▶ MATERIAL:
--*--

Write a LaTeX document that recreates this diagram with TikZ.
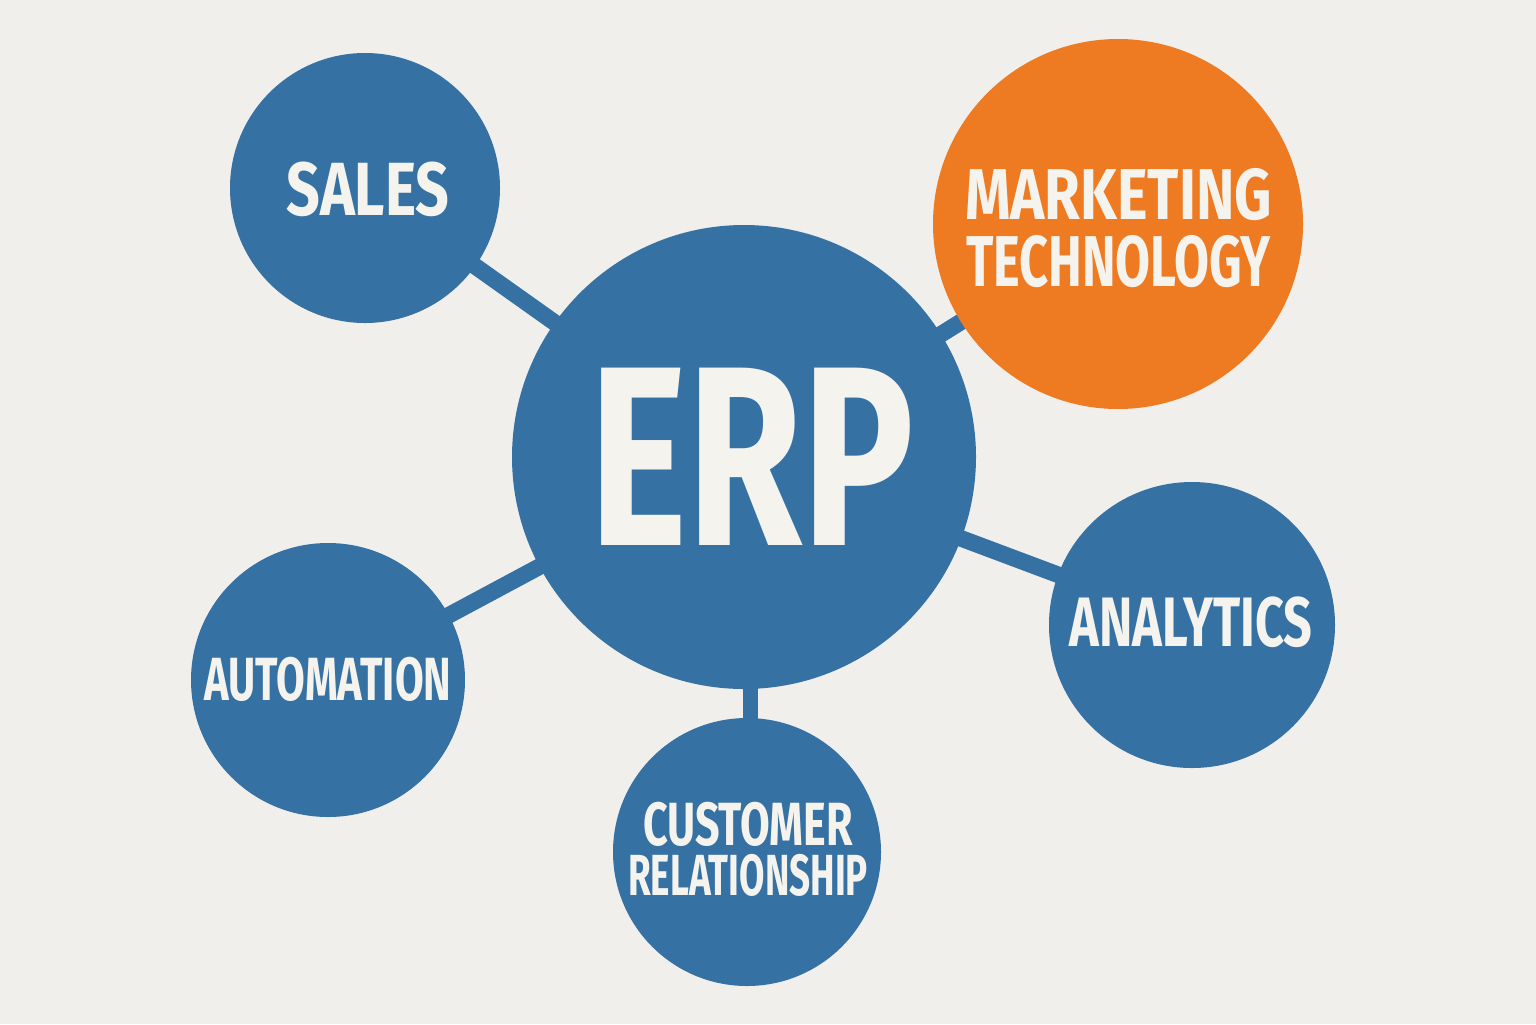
\documentclass[tikz,border=0pt]{standalone}
\usepackage{fontspec}
\usepackage{graphicx}
\newfontfamily\labfont{Fira Sans Bold}
\definecolor{bg}{HTML}{F0EFEC}
\definecolor{erpblue}{HTML}{3671A4}
\definecolor{erporange}{HTML}{EE7A22}
\definecolor{txt}{HTML}{F5F3EE}
% fit a word to a given width, keeping its height
\newcommand{\fitword}[3]{{\labfont\fontsize{#1}{#1}\selectfont\resizebox{#2}{\height}{#3}}}
\tikzset{
  hub/.style={circle, fill=erpblue, inner sep=0pt},
  hubor/.style={hub, fill=erporange},
  link/.style={draw=erpblue, line width=8.3pt},
  lbl/.style={text=txt, inner sep=0pt, anchor=base},
  lbltwo/.style={text=txt, inner sep=0pt, anchor=center, align=center},
}
\begin{document}
\begin{tikzpicture}[x=0.5pt, y=-0.5pt]
\fill[bg] (0,0) rectangle (1536,1024);
\useasboundingbox (0,0) rectangle (1536,1024);
% centres
\coordinate (erpc) at (744,457);
\coordinate (salesc) at (365,188);
\coordinate (mktc) at (1118,224);
\coordinate (anac) at (1192,625);
\coordinate (autoc) at (328,680);
\coordinate (crmc) at (750,852);
% connectors
\draw[link] (salesc) -- (erpc);
\draw[link] (mktc) -- (erpc);
\draw[link] (anac) -- (erpc);
\draw[link] (autoc) -- (erpc);
\draw[link, line width=7.5pt] (crmc) -- (crmc |- erpc);
% circles
\node[hub, minimum size=232pt] (erp) at (erpc) {};
\node[hub, minimum size=135pt] (sales) at (salesc) {};
\node[hubor, minimum size=185pt] (mkt) at (mktc) {};
\node[hub, minimum size=143pt] (ana) at (anac) {};
\node[hub, minimum size=137pt] (auto) at (autoc) {};
\node[hub, minimum size=134pt] (crm) at (747,852) {};
% labels
\node[lbl] (erpt) at (752,545) {\fitword{128pt}{162.5pt}{ERP}};
\node[lbl] (salest) at (368,215) {\fitword{37.7pt}{81.5pt}{SALES}};
\node[lbltwo, font=\fontsize{33.5pt}{33.5pt}\selectfont] (mktt) at (1118.5,228.5)
  {\fitword{36pt}{153.5pt}{MARKETING}\\\fitword{36pt}{152.5pt}{TECHNOLOGY}};
\node[lbl] (anat) at (1191,646) {\fitword{35pt}{121.5pt}{ANALYTICS}};
\node[lbl] (autot) at (328,700) {\fitword{30.5pt}{123.5pt}{AUTOMATION}};
\node[lbltwo, font=\fontsize{25pt}{25pt}\selectfont] (crmt) at (748,849)
  {\fitword{30.5pt}{105pt}{CUSTOMER}\\\fitword{29pt}{120pt}{RELATIONSHIP}};
\end{tikzpicture}
\end{document}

--*--

▶ WHAT IS ASKED: Copy the material above exactly and drop the pictures.

▶ SOLUTION TO THIS EXERCISE:
Write a LaTeX document that recreates this diagram with TikZ.
\documentclass[tikz,border=0pt]{standalone}
\usepackage{fontspec}
\usepackage{graphicx}
\newfontfamily\labfont{Fira Sans Bold}
\definecolor{bg}{HTML}{F0EFEC}
\definecolor{erpblue}{HTML}{3671A4}
\definecolor{erporange}{HTML}{EE7A22}
\definecolor{txt}{HTML}{F5F3EE}
% fit a word to a given width, keeping its height
\newcommand{\fitword}[3]{{\labfont\fontsize{#1}{#1}\selectfont\resizebox{#2}{\height}{#3}}}
\tikzset{
  hub/.style={circle, fill=erpblue, inner sep=0pt},
  hubor/.style={hub, fill=erporange},
  link/.style={draw=erpblue, line width=8.3pt},
  lbl/.style={text=txt, inner sep=0pt, anchor=base},
  lbltwo/.style={text=txt, inner sep=0pt, anchor=center, align=center},
}
\begin{document}
\begin{tikzpicture}[x=0.5pt, y=-0.5pt]
\fill[bg] (0,0) rectangle (1536,1024);
\useasboundingbox (0,0) rectangle (1536,1024);
% centres
\coordinate (erpc) at (744,457);
\coordinate (salesc) at (365,188);
\coordinate (mktc) at (1118,224);
\coordinate (anac) at (1192,625);
\coordinate (autoc) at (328,680);
\coordinate (crmc) at (750,852);
% connectors
\draw[link] (salesc) -- (erpc);
\draw[link] (mktc) -- (erpc);
\draw[link] (anac) -- (erpc);
\draw[link] (autoc) -- (erpc);
\draw[link, line width=7.5pt] (crmc) -- (crmc |- erpc);
% circles
\node[hub, minimum size=232pt] (erp) at (erpc) {};
\node[hub, minimum size=135pt] (sales) at (salesc) {};
\node[hubor, minimum size=185pt] (mkt) at (mktc) {};
\node[hub, minimum size=143pt] (ana) at (anac) {};
\node[hub, minimum size=137pt] (auto) at (autoc) {};
\node[hub, minimum size=134pt] (crm) at (747,852) {};
% labels
\node[lbl] (erpt) at (752,545) {\fitword{128pt}{162.5pt}{ERP}};
\node[lbl] (salest) at (368,215) {\fitword{37.7pt}{81.5pt}{SALES}};
\node[lbltwo, font=\fontsize{33.5pt}{33.5pt}\selectfont] (mktt) at (1118.5,228.5)
  {\fitword{36pt}{153.5pt}{MARKETING}\\\fitword{36pt}{152.5pt}{TECHNOLOGY}};
\node[lbl] (anat) at (1191,646) {\fitword{35pt}{121.5pt}{ANALYTICS}};
\node[lbl] (autot) at (328,700) {\fitword{30.5pt}{123.5pt}{AUTOMATION}};
\node[lbltwo, font=\fontsize{25pt}{25pt}\selectfont] (crmt) at (748,849)
  {\fitword{30.5pt}{105pt}{CUSTOMER}\\\fitword{29pt}{120pt}{RELATIONSHIP}};
\end{tikzpicture}
\end{document}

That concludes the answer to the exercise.